Accident | |
---|---|
Date | 28 June 1982 |
Summary | Jackscrew failure due to metal fatigue; design flaw |
Site | Near Mazyr, Byelorussian SSR, Soviet Union 52°0′N 29°13′E / 52.000°N 29.217°E |
Aircraft | |
Aircraft type | Yakovlev Yak-42 |
Operator | Aeroflot |
IATA flight No. | SU8641 |
ICAO flight No. | AFL8641 |
Call sign | AEROFLOT 8641 |
Registration | СССР-42529 |
Flight origin | Pulkovo Airport, Leningrad, Russian SFSR, Soviet Union |
Destination | Kiev (now Kyiv)-Zhuliany International Airport, Kiev, Ukrainian SSR, Soviet Union |
Occupants | 132 |
Passengers | 124 |
Crew | 8 |
Fatalities | 132 |
Injuries | 0 |
Survivors | 0 |
Aeroflot Flight 8641 was a Yakovlev Yak-42 airliner on a domestic scheduled passenger flight from Leningrad (now Saint Petersburg) to Kiev (now Kyiv).

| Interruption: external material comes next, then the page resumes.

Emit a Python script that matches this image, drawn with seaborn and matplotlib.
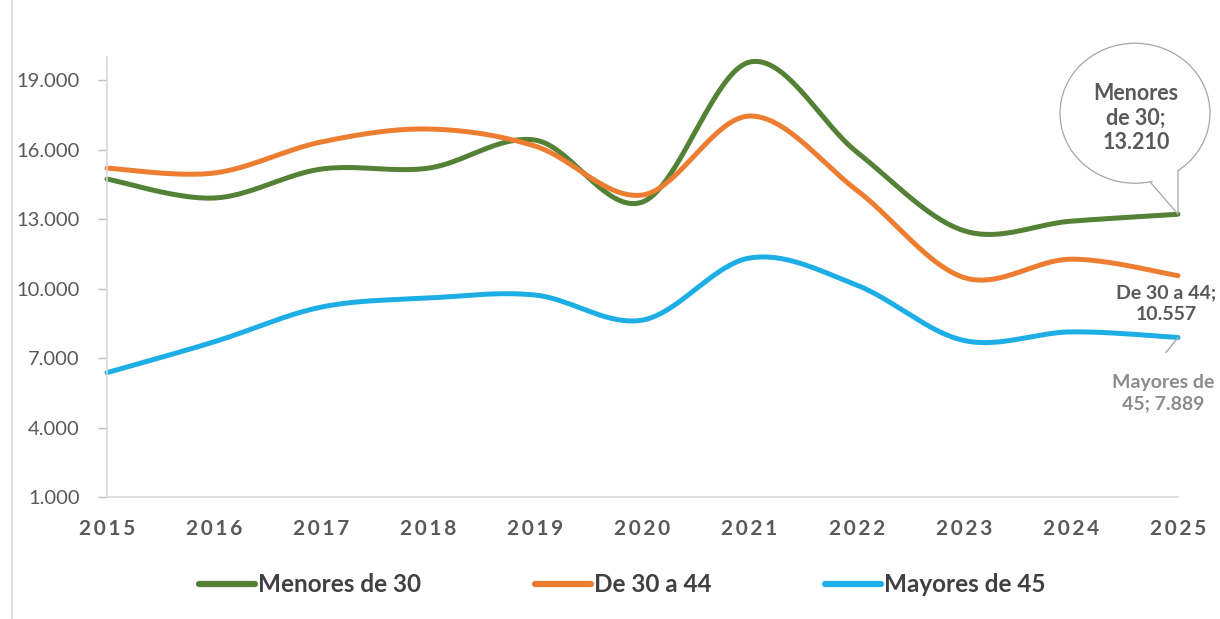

On 28 June 1982, the flight crashed south of Mazyr, Byelorussian SSR, killing all 132 people on board. The accident was both the first and deadliest crash of a Yakovlev Yak-42, and remains the deadliest aviation accident in Belarus.[1][2]
The cause was a failure of the jackscrew controlling the horizontal stabilizer due to a design flaw.